-- BEGIN Dataset excerpt --
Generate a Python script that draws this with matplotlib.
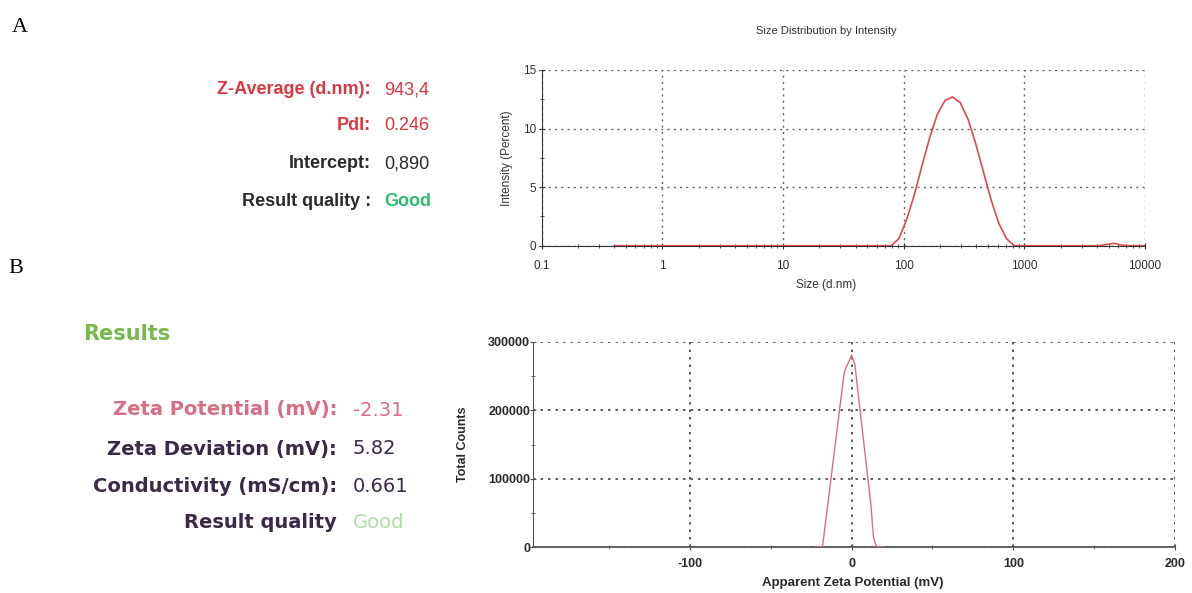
import matplotlib
matplotlib.use("Agg")
import matplotlib.pyplot as plt
from matplotlib.ticker import FixedLocator, NullFormatter, LogLocator

# ---------------- data ----------------
size_nm = [0.4, 0.4632, 0.5365, 0.6213, 0.7195, 0.8332, 0.9649, 1.117, 1.294, 1.499,
           1.736, 2.01, 2.328, 2.696, 3.122, 3.615, 4.187, 4.849, 5.615, 6.503,
           7.531, 8.721, 10.1, 11.7, 13.54, 15.69, 18.17, 21.04, 24.36, 28.21,
           32.67, 37.84, 43.82, 50.75, 58.77, 68.06, 78.82, 91.28, 105.7, 122.4,
           141.8, 164.2, 190.1, 220.2, 255.0, 295.3, 342.0, 396.1, 458.7, 531.2,
           615.1, 712.4, 825.0, 955.4, 1106, 1281, 1484, 1718, 1990, 2305,
           2669, 3091, 3580, 4145, 4801, 5560, 6439, 7456, 8635, 10000]
intensity_pct = [0, 0, 0, 0, 0, 0, 0, 0, 0, 0,
                 0, 0, 0, 0, 0, 0, 0, 0, 0, 0,
                 0, 0, 0, 0, 0, 0, 0, 0, 0, 0,
                 0, 0, 0, 0, 0, 0, 0, 0.6, 2.2, 4.3,
                 6.8, 9.2, 11.2, 12.4, 12.7, 12.2, 10.8, 8.7, 6.3, 3.9,
                 1.9, 0.6, 0, 0, 0, 0, 0, 0, 0, 0,
                 0, 0, 0, 0, 0.1, 0.2, 0.05, 0, 0, 0]

zeta_mv = [-22, -18, -15, -12, -9, -6, -4.5, -3, -1.5, 0, 2, 3, 6, 9, 12, 13.5, 15, 16, 20]
zeta_counts = [0, 0, 57000, 114000, 171000, 228000, 256000, 265000, 272000, 281000,
               268000, 247000, 185000, 123000, 61000, 15000, 3000, 0, 0]

size_xticks = [0.1, 1, 10, 100, 1000, 10000]
size_xticklabels = ["0.1", "1", "10", "100", "1000", "10000"]
size_yticks = [0, 5, 10, 15]
zeta_xticks = [-100, 0, 100, 200]
zeta_yticks = [0, 100000, 200000, 300000]

a_labels = ["Z-Average (d.nm):", "PdI:", "Intercept:", "Result quality :"]
a_values = ["943,4", "0.246", "0,890", "Good"]
b_labels = ["Zeta Potential (mV):", "Zeta Deviation (mV):", "Conductivity (mS/cm):", "Result quality"]
b_values = ["-2.31", "5.82", "0.661", "Good"]

SANS = "Liberation Sans"

fig = plt.figure(figsize=(11.92, 5.93), dpi=100)
W, H = 1192, 593


def fx(x):
    return x / W


def fy(y):
    return 1 - y / H


DOT = (0, (1.5, 3))

# ---------------- top chart ----------------
L1, R1, T1, B1 = 541.5, 1145, 70, 245.7
ax1 = fig.add_axes([fx(L1), fy(B1), fx(R1) - fx(L1), fy(T1) - fy(B1)])
ax1.set_xscale("log")
ax1.plot(size_nm, intensity_pct, color="#e04a4f", lw=1.2, zorder=3)
ax1.set_xlim(0.1, 10000)
ax1.set_ylim(0, 15)
ax1.set_xticks(size_xticks)
ax1.set_xticklabels(size_xticklabels)
ax1.xaxis.set_minor_locator(LogLocator(base=10, subs=range(2, 10)))
ax1.xaxis.set_minor_formatter(NullFormatter())
ax1.set_yticks(size_yticks)
ax1.yaxis.set_minor_locator(FixedLocator([2.5, 7.5, 12.5]))
ax1.grid(True, which="major", ls=DOT, color="#666666", lw=1.0)
for s in ["top", "right"]:
    ax1.spines[s].set_visible(False)
ax1.spines["left"].set_color("#333333")
ax1.spines["bottom"].set_color("#333333")
ax1.tick_params(which="major", direction="inout", length=4, color="#333333", labelsize=8.5,
                labelcolor="#333333")
ax1.tick_params(axis="x", which="major", pad=8)
ax1.tick_params(axis="y", which="major", pad=2)
ax1.tick_params(which="minor", direction="inout", length=3, color="#333333")
for lab in ax1.get_xticklabels() + ax1.get_yticklabels():
    lab.set_fontfamily(SANS)
ax1.text((826 - L1) / (R1 - L1), (B1 - 31) / (B1 - T1), "Size Distribution by Intensity",
         transform=ax1.transAxes, ha="center", va="center", fontsize=8, family=SANS, color="#333333")
ax1.set_xlabel("Size (d.nm)", fontsize=8.5, family=SANS, color="#333333", va="center")
ax1.xaxis.set_label_coords((826 - L1) / (R1 - L1), -(285 - B1) / (B1 - T1))
ax1.set_ylabel("Intensity (Percent)", fontsize=8.5, family=SANS, color="#333333", va="center")
ax1.yaxis.set_label_coords(-(L1 - 507) / (R1 - L1), 0.5)

# ---------------- bottom chart ----------------
L2, R2, T2, B2 = 533, 1175, 342, 547
ax2 = fig.add_axes([fx(L2), fy(B2), fx(R2) - fx(L2), fy(T2) - fy(B2)])
ax2.plot(zeta_mv, zeta_counts, color="#d9707c", lw=1.0, zorder=3)
ax2.set_xlim(-197, 200)
ax2.set_ylim(0, 300000)
ax2.set_xticks(zeta_xticks)
ax2.set_xticklabels([str(v) for v in zeta_xticks])
ax2.xaxis.set_minor_locator(FixedLocator([-150, -50, 50, 150]))
ax2.set_yticks(zeta_yticks)
ax2.set_yticklabels([str(v) for v in zeta_yticks])
ax2.yaxis.set_minor_locator(FixedLocator([50000, 150000, 250000]))
ax2.grid(True, which="major", ls=DOT, color="#444444", lw=1.2)
for s in ["top", "right"]:
    ax2.spines[s].set_visible(False)
ax2.spines["left"].set_color("#555555")
ax2.spines["bottom"].set_color("#555555")
ax2.spines["bottom"].set_linewidth(1.3)
ax2.tick_params(which="major", direction="inout", length=4, color="#555555", labelsize=9)
ax2.tick_params(axis="x", which="major", pad=6)
ax2.tick_params(axis="y", which="major", pad=0)
ax2.tick_params(which="minor", direction="inout", length=3, color="#555555")
for lab in ax2.get_xticklabels() + ax2.get_yticklabels():
    lab.set_fontfamily(SANS)
    lab.set_fontweight("bold")
    lab.set_color("#2a2a2a")
ax2.set_xlabel("Apparent Zeta Potential (mV)", fontsize=9.5, family=SANS, weight="bold",
               color="#2a2a2a", va="center")
ax2.xaxis.set_label_coords((853 - L2) / (R2 - L2), -(583 - B2) / (B2 - T2))
ax2.set_ylabel("Total Counts", fontsize=9, family=SANS, weight="bold", color="#2a2a2a", va="center")
ax2.yaxis.set_label_coords(-(L2 - 463) / (R2 - L2), 0.5)

# ---------------- panel letters ----------------
fig.text(fx(12), fy(28), "A", family="Liberation Serif", fontsize=16, va="center", ha="left")
fig.text(fx(8), fy(268), "B", family="Liberation Serif", fontsize=16, va="center", ha="left")

# ---------------- panel A texts ----------------
a_colors = ["#d8383e", "#d8383e", "#2b2b2b", "#2b2b2b"]
a_vcolors = ["#d8383e", "#d8383e", "#2b2b2b", "#2ebd6a"]
a_ys = [90, 126, 164, 201]
for lab, val, c, vc, y in zip(a_labels, a_values, a_colors, a_vcolors, a_ys):
    fig.text(fx(371), fy(y), lab, ha="right", va="center", family=SANS, weight="bold",
             fontsize=13, color=c)
    fig.text(fx(384), fy(y), val, ha="left", va="center", family=SANS,
             fontsize=13, color=vc, weight="bold" if val == "Good" else "normal")

# ---------------- panel B texts ----------------
fig.text(fx(83), fy(334), "Results", ha="left", va="center", family="DejaVu Sans", weight="bold",
         fontsize=15, color="#78b94c")
b_colors = ["#d96d84", "#3b2a47", "#3b2a47", "#3b2a47"]
b_vcolors = ["#d96d84", "#3b2a47", "#3b2a47", "#a9e0a2"]
b_ys = [410, 449, 487, 523]
for lab, val, c, vc, y in zip(b_labels, b_values, b_colors, b_vcolors, b_ys):
    fig.text(fx(337), fy(y), lab, ha="right", va="center", family="DejaVu Sans", weight="bold",
             fontsize=14, color=c)
    fig.text(fx(353), fy(y), val, ha="left", va="center", family="DejaVu Sans",
             fontsize=14, color=vc)

fig.savefig("out.png", dpi=100, facecolor="white")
-- END Dataset excerpt --
- [Exercise task]: Copy out each line of the listing that holds "matplotlib".

- [Answer below]:
Generate a Python script that draws this with matplotlib.
import matplotlib
matplotlib.use("Agg")
import matplotlib.pyplot as plt
from matplotlib.ticker import FixedLocator, NullFormatter, LogLocator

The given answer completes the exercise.